Anyway, after a gym trip and a Chick-Fil-A run, I finally checked on my google reader feed.
Apparently, this NCAA textbook story blew up at some point during that time -- with the words "major violations" and a possible "lack of institutional control" being bandied about.
First, the particulars: apparently the university met with NCAA investigators two weeks ago by the time you read this -- on Friday, Feb. 20, apparently stemming from the rather bizarre "Textbook 5" incident that occurred prior to the Tennessee game in 2007 (the 5 were suspended, if I recall correctly, until the week prior to the Auburn game).
The particulars are listed here at The Rap Sheet.
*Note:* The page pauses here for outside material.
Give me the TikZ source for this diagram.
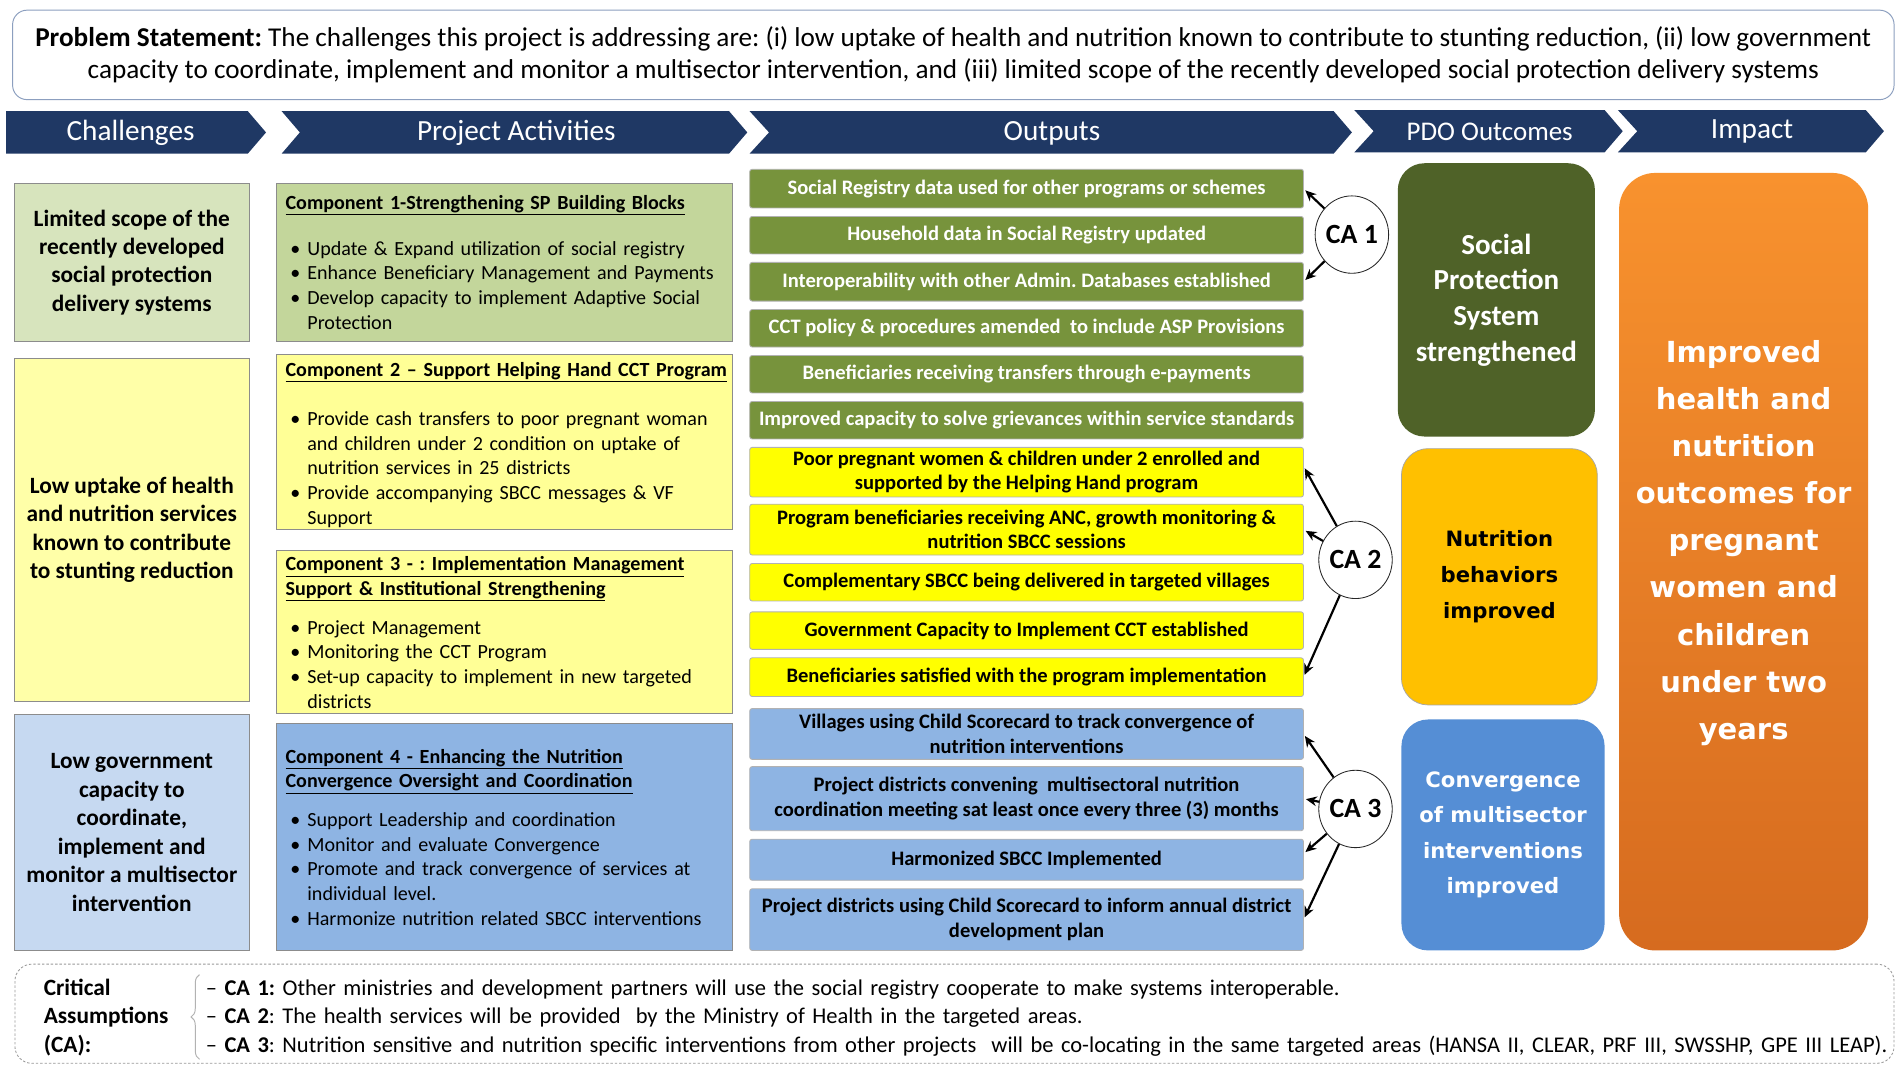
\documentclass[tikz,border=0pt]{standalone}
\usepackage{fontspec}
\setmainfont{Carlito}
\newfontfamily\dvs{DejaVu Sans}
\usetikzlibrary{shapes.geometric,arrows.meta,decorations.pathreplacing,shadings}

\definecolor{navy}{HTML}{1F3864}
\definecolor{probline}{HTML}{8C9FBF}
\definecolor{chgreen}{HTML}{D7E4BD}
\definecolor{chyellow}{HTML}{FFFFA8}
\definecolor{chblue}{HTML}{C6D9F1}
\definecolor{acgreen}{HTML}{C3D69B}
\definecolor{acyellow}{HTML}{FFFF96}
\definecolor{acblue}{HTML}{8EB4E3}
\definecolor{ougreen}{HTML}{77933C}
\definecolor{ouyellow}{HTML}{FFFF00}
\definecolor{oublue}{HTML}{8EB4E3}
\definecolor{pdogreen}{HTML}{4F6228}
\definecolor{pdoyellow}{HTML}{FFC000}
\definecolor{pdoblue}{HTML}{558ED5}
\definecolor{imptop}{HTML}{F8922E}
\definecolor{impbot}{HTML}{D66B1F}

\newcommand{\fs}[2]{\fontsize{#1}{#2}\selectfont}
\newcommand{\bul}{\makebox[18pt][l]{\hspace{4pt}\textbullet}}
\newcommand{\ind}{\hspace*{18pt}}
\frenchspacing

\begin{document}
\begin{tikzpicture}[x=1pt,y=-1pt,
  box/.style={draw=black!45, line width=0.7pt, inner sep=0pt, outer sep=0pt,
    anchor=north west, align=center},
  chbox/.style={box, minimum width=194pt, font=\bfseries\fs{19.3}{23.5}},
  acbox/.style={box, minimum width=377pt},
  actext/.style={anchor=base west, inner sep=0pt, text width=365pt, align=left,
    font=\fs{16.6}{20.4}},
  outbox/.style={box, draw=black!30, rounded corners=2pt, minimum width=458pt,
    font=\bfseries\fs{17}{20.2}},
  pdo/.style={inner sep=0pt, outer sep=0pt, anchor=north west, align=center,
    rounded corners=22pt},
  ca/.style={ellipse, draw=black!85, fill=white, line width=0.7pt,
    minimum width=60pt, minimum height=64pt, inner sep=0pt,
    font=\bfseries\fs{23}{26}},
  arr/.style={-{Stealth[length=9pt,width=8pt]}, line width=1.8pt, shorten >=2pt},
  head/.style={text=white, inner sep=0pt, font=\fs{24.2}{28}}
]
\useasboundingbox (0,0) rectangle (1568,881);
\fill[white] (0,0) rectangle (1568,881);

% problem statement
\node[draw=probline, line width=0.8pt, rounded corners=12pt, anchor=north west,
  minimum width=1556pt, minimum height=74pt, inner sep=0pt, align=center,
  font=\fs{22.5}{27}] (prob) at (10,8)
  {\textbf{Problem Statement:} The challenges this project is addressing are: (i) low uptake of health and nutrition known to contribute to stunting reduction, (ii) low government\\
   capacity to coordinate, implement and monitor a multisector intervention, and (iii) limited scope of the recently developed social protection delivery systems};

% header chevrons
\fill[navy] (5,92) -- (205,92) -- (220,109.5) -- (205,127) -- (5,127) -- cycle;
\fill[navy] (233,92) -- (603,92) -- (618,109.5) -- (603,127) -- (233,127) -- (248,109.5) -- cycle;
\fill[navy] (620,92) -- (1103,92) -- (1118,109.5) -- (1103,127) -- (620,127) -- (636,109.5) -- cycle;
\fill[navy] (1120,91) -- (1327,91) -- (1342,108.5) -- (1327,126) -- (1120,126) -- (1136,108.5) -- cycle;
\fill[navy] (1338,91) -- (1543,91) -- (1558,108.5) -- (1543,126) -- (1338,126) -- (1354,108.5) -- cycle;
\node[head] (h1) at (108,110) {Challenges};
\node[head] (h2) at (427,110) {Project Activities};
\node[head] (h3) at (870,110) {Outputs};
\node[head, font=\fs{22.3}{26}] (h4) at (1232,109) {PDO Outcomes};
\node[head] (h5) at (1449,109) {Impact};

% challenges
\node[chbox, fill=chgreen, minimum height=130pt] (c1) at (12,152)
  {Limited scope of the\\recently developed\\social protection\\delivery systems};
\node[chbox, fill=chyellow, minimum height=284pt] (c2) at (12,296)
  {Low uptake of health\\and nutrition services\\known to contribute\\to stunting reduction};
\node[chbox, fill=chblue, minimum height=195pt] (c3) at (12,591)
  {Low government\\capacity to\\coordinate,\\implement and\\monitor a multisector\\intervention};

% project activities
\node[acbox, fill=acgreen, minimum height=130pt] (a1) at (229,152) {};
\node[acbox, fill=acyellow, minimum height=145pt] (a2) at (229,293) {};
\node[acbox, fill=acyellow, minimum height=135pt] (a3) at (229,455) {};
\node[acbox, fill=acblue, minimum height=188pt] (a4) at (229,598) {};

\node[actext] (a1t) at (236,173)
  {\underline{\textbf{Component 1-Strengthening SP Building Blocks}}\\[17.5pt]
   \bul Update \& Expand utilization of social registry\\
   \bul Enhance Beneficiary Management and Payments\\
   \bul Develop capacity to implement Adaptive Social\\
   \ind Protection};
\node[actext] (a2t) at (236,311)
  {\underline{\textbf{Component 2 – Support Helping Hand CCT Program}}\\[20.6pt]
   \bul Provide cash transfers to poor pregnant woman\\
   \ind and children under 2 condition on uptake of\\
   \ind nutrition services in 25 districts\\
   \bul Provide accompanying SBCC messages \& VF\\
   \ind Support};
\node[actext] (a3t) at (236,472)
  {\underline{\textbf{Component 3 - : Implementation Management}}\\
   \underline{\textbf{Support \& Institutional Strengthening}}\\[11.6pt]
   \bul Project Management\\
   \bul Monitoring the CCT Program\\
   \bul Set-up capacity to implement in new targeted\\
   \ind districts};
\node[actext] (a4t) at (236,631)
  {\underline{\textbf{Component 4 - Enhancing the Nutrition}}\\
   \underline{\textbf{Convergence Oversight and Coordination}}\\[11.6pt]
   \bul Support Leadership and coordination\\
   \bul Monitor and evaluate Convergence\\
   \bul Promote and track convergence of services at\\
   \ind individual level.\\
   \bul Harmonize nutrition related SBCC interventions};

% outputs
\node[outbox, fill=ougreen, text=white, minimum height=32pt] (o1) at (620,140)
  {Social Registry data used for other programs or schemes};
\node[outbox, fill=ougreen, text=white, minimum height=31pt] (o2) at (620,179)
  {Household data in Social Registry updated};
\node[outbox, fill=ougreen, text=white, minimum height=32pt] (o3) at (620,217)
  {Interoperability with other Admin. Databases established};
\node[outbox, fill=ougreen, text=white, minimum height=31pt] (o4) at (620,256)
  {CCT policy \& procedures amended\ \ to include ASP Provisions};
\node[outbox, fill=ougreen, text=white, minimum height=31pt] (o5) at (620,294)
  {Beneficiaries receiving transfers through e-payments};
\node[outbox, fill=ougreen, text=white, minimum height=31pt] (o6) at (620,332)
  {Improved capacity to solve grievances within service standards};
\node[outbox, fill=ouyellow, minimum height=41pt] (o7) at (620,370)
  {Poor pregnant women \& children under 2 enrolled and\\supported by the Helping Hand program};
\node[outbox, fill=ouyellow, minimum height=42pt] (o8) at (620,417)
  {Program beneficiaries receiving ANC, growth monitoring \&\\nutrition SBCC sessions};
\node[outbox, fill=ouyellow, minimum height=31pt] (o9) at (620,466)
  {Complementary SBCC being delivered in targeted villages};
\node[outbox, fill=ouyellow, minimum height=31pt] (o10) at (620,506)
  {Government Capacity to Implement CCT established};
\node[outbox, fill=ouyellow, minimum height=32pt] (o11) at (620,544)
  {Beneficiaries satisfied with the program implementation};
\node[outbox, fill=oublue, minimum height=42pt] (o12) at (620,586)
  {Villages using Child Scorecard to track convergence of\\nutrition interventions};
\node[outbox, fill=oublue, minimum height=53pt] (o13) at (620,634)
  {Project districts convening\ \ multisectoral nutrition\\coordination meeting sat least once every three (3) months};
\node[outbox, fill=oublue, minimum height=34pt] (o14) at (620,694)
  {Harmonized SBCC Implemented};
\node[outbox, fill=oublue, minimum height=51pt] (o15) at (620,735)
  {Project districts using Child Scorecard to inform annual district\\development plan};

% critical assumption markers
\node[ca] (ca1) at (1118,194) {CA 1};
\node[ca] (ca2) at (1121,463) {CA 2};
\node[ca] (ca3) at (1121,669) {CA 3};
\draw[arr] (ca1) -- (o1.east);
\draw[arr] (ca1) -- (o3.east);
\draw[arr] (ca2) -- ([yshift=5pt]o7.east);
\draw[arr] (ca2) -- (o8.east);
\draw[arr] (ca2) -- (o11.east);
\draw[arr] (ca3) -- (o12.east);
\draw[arr] (ca3) -- (o13.east);
\draw[arr] (ca3) -- ([yshift=5pt]o14.east);
\draw[arr] (ca3) -- (o15.east);

% PDO outcomes
\node[pdo, fill=pdogreen, text=white, minimum width=163pt, minimum height=226pt,
  font=\bfseries\fs{24}{29.5}] (p1) at (1156,135)
  {Social\\Protection\\System\\strengthened};
\node[pdo, fill=pdoyellow, draw=black!35, line width=0.6pt, minimum width=162pt,
  minimum height=212pt, font=\dvs\bfseries\fs{17.5}{29.5}] (p2) at (1159,371)
  {Nutrition\\behaviors\\improved};
\node[pdo, fill=pdoblue, text=white, minimum width=168pt, minimum height=191pt,
  font=\dvs\bfseries\fs{17.5}{29.2}] (p3) at (1159,595)
  {Convergence\\of multisector\\interventions\\improved};

% impact
\node[pdo, rounded corners=30pt, top color=imptop, bottom color=impbot,
  minimum width=206pt, minimum height=643pt] (imp) at (1339,143) {};
\node[text=white, align=center, inner sep=0pt, font=\dvs\bfseries\fs{24}{39}] (impt)
  at (1442,449)
  {Improved\\health and\\nutrition\\outcomes for\\pregnant\\women and\\children\\under two\\years};

% critical assumptions
\node[draw=black!40, dash pattern=on 2pt off 1.6pt, line width=0.7pt,
  rounded corners=14pt, anchor=north west, minimum width=1554pt,
  minimum height=82pt, inner sep=0pt] (cabox) at (12,797) {};
\node[anchor=base west, inner sep=0pt, text width=130pt, align=left,
  font=\bfseries\fs{19.3}{23.5}] (calabel) at (36,823)
  {Critical\\Assumptions\\(CA):};
\coordinate (brtop) at (165,806);
\coordinate (brbot) at (165,876);
\draw[decorate, decoration={brace, amplitude=7pt}, draw=black!30, line width=0.8pt]
  (brbot) -- (brtop);
\node[anchor=base west, inner sep=0pt, text width=1400pt, align=left,
  font=\fs{18.6}{23.5}] (calines) at (170,823)
  {– \textbf{CA 1:} Other ministries and development partners will use the social registry cooperate to make systems interoperable.\\
   – \textbf{CA 2}: The health services will be provided\ \ by the Ministry of Health in the targeted areas.\\
   – \textbf{CA 3}: Nutrition sensitive and nutrition specific interventions from other projects\ \ will be co-locating in the same targeted areas (HANSA II, CLEAR, PRF III, SWSSHP, GPE III LEAP).};
\end{tikzpicture}
\end{document}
It's a complex issue, that makes very little sense. OTS has the the skinny on Bama's response. His view of the situation is similar to mine.
I swear, this stuff is almost hard to believe. In the first case, these guys weren't even selling the books back, they were just giving them to friends, and as is my understanding were being charged for doing so (so no freebies were being given out to anyone). If anything, it seems like they were basically giving their books to friends and then paying back the university in return. And then the second "violation" seems to be more aligned with just a technical screw-up by the employees at the book store who just made some honest mistakes when bundling some of the textbooks and materials. Big whoop, a few guys got some test booklets they shouldn't have, or maybe some recommended reading for a class that was technically not required. Aside from the fact that the players received nothing that they really wanted in the first place -- I mean seriously, what kind of undergraduate football player wants the recommended reading for a class? -- they nevertheless paid the university back for every dime of it, in addition to all of the suspensions that they were given.Like OTS, I can't believe this could possibly that big a problem. On the other hand, as someone who lived through the hateful time from 2000-2006, the mere notion of the NCAA sniffing around Alabama's campus makes me feel nauseous (and I'm not even kidding). It's like finding out your buddy who's been out of rehab for 6 months suddenly had a relapse -- anger, betrayal, sadness and pure, abject fear.
Perhaps I'm just being a stupid homer, but this is just hard to fathom how this can be considered a "major" infraction. Could you possibly get any more minor and nitpicky stuff than this? All I can say is that if the NCAA gives us a serious penalty over this junk, we all ought to go to Indianapolis and riot.
I know, I know. Probably nothing.
(I need to keep telling myself this.)
UPDATE: Rapaport finished reading the docs and just posted his interpretation in a nutshell.